Neben der zynischen Gleichgültigkeit betonen Hallers Charaktere vor allem durch generell vorherrschende Feindseligkeit und Misstrauen die Unsicherheiten ihrer Mitmenschen und empfinden Freude dabei, die Schwächen der anderen aufzudecken. Dennoch gibt es kurze Momente der gegenteiligen Anteilnahme, wie beispielsweise einen in “24/7 ist kein Leben”, in dem sich die drei Höllen-Verdammten als gigantische Gesichter hinter den Fenstern einer Miniatur-Kulisse eines Therapieraums auftauchen und über Therapieerfahrungen sprechen.

“24/7 ist kein Leben” bildet als neuestes Werk Hallers den filmischen Abschluss der Trilogie. Der Film bezieht sich auf Jean Paul Sartres Theaterstück “Geschlossene Gesellschaft” und porträtiert drei Menschen, die sich in der Hölle wiederfinden. Als die letzte Person der Gruppe, Donna, in der Hölle ankommt, wird sie schroff mit dem Satz “Bei uns küsst man sich dreimal” gemaßregelt. Es wird schnell ersichtlich, dass sie als Neuankömmling gegenüber der bestehenden Ordnung als Bedrohung wahrgenommen wird.

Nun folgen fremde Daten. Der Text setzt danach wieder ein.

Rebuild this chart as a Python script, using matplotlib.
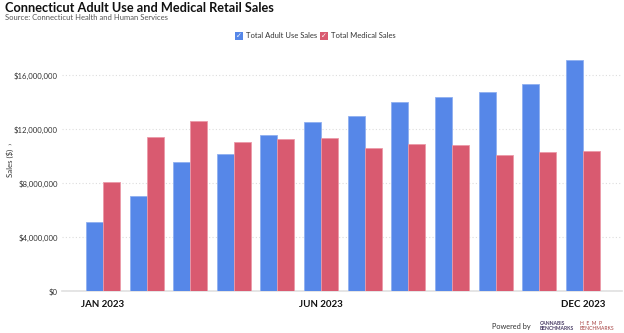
import numpy as np
import matplotlib
matplotlib.use("Agg")
import matplotlib.pyplot as plt
from matplotlib.patches import Rectangle
from matplotlib.ticker import FuncFormatter

plt.rcParams['font.family'] = ['Lato', 'DejaVu Sans']

months = ["JAN 2023", "FEB 2023", "MAR 2023", "APR 2023", "MAY 2023", "JUN 2023",
          "JUL 2023", "AUG 2023", "SEP 2023", "OCT 2023", "NOV 2023", "DEC 2023"]
adult_use = [5.13e6, 7.04e6, 9.56e6, 10.19e6, 11.56e6, 12.54e6,
             13.0e6, 14.0e6, 14.37e6, 14.74e6, 15.36e6, 17.16e6]
medical = [8.07e6, 11.45e6, 12.59e6, 11.04e6, 11.26e6, 11.36e6,
           10.61e6, 10.94e6, 10.81e6, 10.12e6, 10.32e6, 10.39e6]
shown_labels = {0: "JAN 2023", 5: "JUN 2023", 11: "DEC 2023"}

blue = "#5687E8"
red = "#D95A70"

W, H = 624, 333
fig = plt.figure(figsize=(W / 100, H / 100), dpi=100)
ax = fig.add_axes([62 / W, (H - 291.3) / H, 560 / W, 243 / H])

x = np.arange(len(months))
bw = 0.39
ax.bar(x - bw / 2, adult_use, bw, color=blue, edgecolor="#8fb0f0", linewidth=0.6, zorder=3)
ax.bar(x + bw / 2, medical, bw, color=red, edgecolor="#eb9aa8", linewidth=0.6, zorder=3)

ax.set_xlim(-0.94, 11.9)
ax.set_ylim(0, 18e6)
ax.set_yticks([0, 4e6, 8e6, 12e6, 16e6])
ax.yaxis.set_major_formatter(FuncFormatter(lambda v, p: "${:,.0f}".format(v)))
ax.tick_params(axis="y", length=0, labelsize=5.6, labelcolor="#333333", pad=3)
ax.grid(axis="y", color="#dddddd", linestyle=(0, (1, 2)), linewidth=0.8, zorder=0)
ax.set_xticks([])
for s in ["top", "right", "left"]:
    ax.spines[s].set_visible(False)
ax.spines["bottom"].set_color("#e0e0e0")
ax.spines["bottom"].set_linewidth(1.2)

for i, lab in shown_labels.items():
    ax.text(i, -0.055, lab, transform=ax.get_xaxis_transform(), ha="center", va="center",
            fontsize=7, fontweight="bold", color="#111111")

fig.text(10 / W, 1 - 160 / H, "Sales ($)  \u203a", fontsize=5.6, color="#333333",
         rotation=90, ha="center", va="center")

# title
fig.text(5 / W, 1 - 8 / H, "Connecticut Adult Use and Medical Retail Sales",
         fontsize=9.2, fontweight="bold", color="#111111", ha="left", va="center")
fig.text(5 / W, 1 - 18 / H, "Source: Connecticut Health and Human Services",
         fontsize=5.5, color="#555555", ha="left", va="center")

# legend with check boxes
legend_items = [("Total Adult Use Sales", blue, 235), ("Total Medical Sales", red, 320)]
for name, col, px in legend_items:
    fig.add_artist(Rectangle((px / W, 1 - 40 / H), 8 / W, 8 / H, transform=fig.transFigure,
                             facecolor=col, edgecolor="none"))
    fig.text((px + 4) / W, 1 - 36 / H, "\u2713", fontsize=5, color="white",
             ha="center", va="center", family=["DejaVu Sans"])
    fig.text((px + 11) / W, 1 - 36 / H, name, fontsize=5.5, color="#333333",
             ha="left", va="center")

# footer
fig.text(492 / W, 1 - 326 / H, "Powered by", fontsize=5.3, color="#333333", ha="left", va="center")
fig.text(540 / W, 1 - 326 / H, "CANNABIS\nBENCHMARKS", fontsize=3.6, fontweight="bold",
         color="#4a3d66", ha="left", va="center", linespacing=1.0)
fig.text(580 / W, 1 - 326 / H, "H  E  M  P\nBENCHMARKS", fontsize=3.6,
         color="#a33a3a", ha="left", va="center", linespacing=1.0)

fig.savefig("out.png", dpi=100)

Frieder Haller, Von der Unmöglichkeit einer schönen Küche, 2023, Ausstellungsansicht Kunstverein Harburger Bahnhof, Foto: Fred Dott

Nach und nach scheint sich die Gesellschaft auf die neue Dreisamkeit einzustellen. Am Ende wird jedoch klar, dass alle dort Anwesenden von Selbstzweifeln, erhöhter Selbstwahrnehmung und Rachsucht geplagt sind und ein harmonisches Miteinander ein utopisches Ziel für sie wäre.

Hallers Kammerspiele sind pointierte, schonungslose und soziologische Studien zwischenmenschlicher Beziehungsdynamiken. Die Geschichten seiner szenischen Inszenierungen üben eine unglaublich immersive Kraft aus, denn die spezifischen Momente und Szenerien aus alltäglichen Situationen, die er in seiner Trilogie behandelt, sind universell. Sie erzählen nicht zuletzt vom Leben in der modernen Großstadt, geprägt vom selbstverliebten Individualismus durch bewusst eingesetzte kulturelle Distinktionen; durch die Komik wird erst spät bewusst, dass sein Werk einen Spiegel vorsetzt.

WANN: Die Ausstellung “Von der Unmöglichkeit einer schönen Küche” läuft noch bis einschließlich Sonntag, den 6. August.
WO: Kunstverein Harburger Bahnhof, Hannoversche Straße 85, 21079 Hamburg.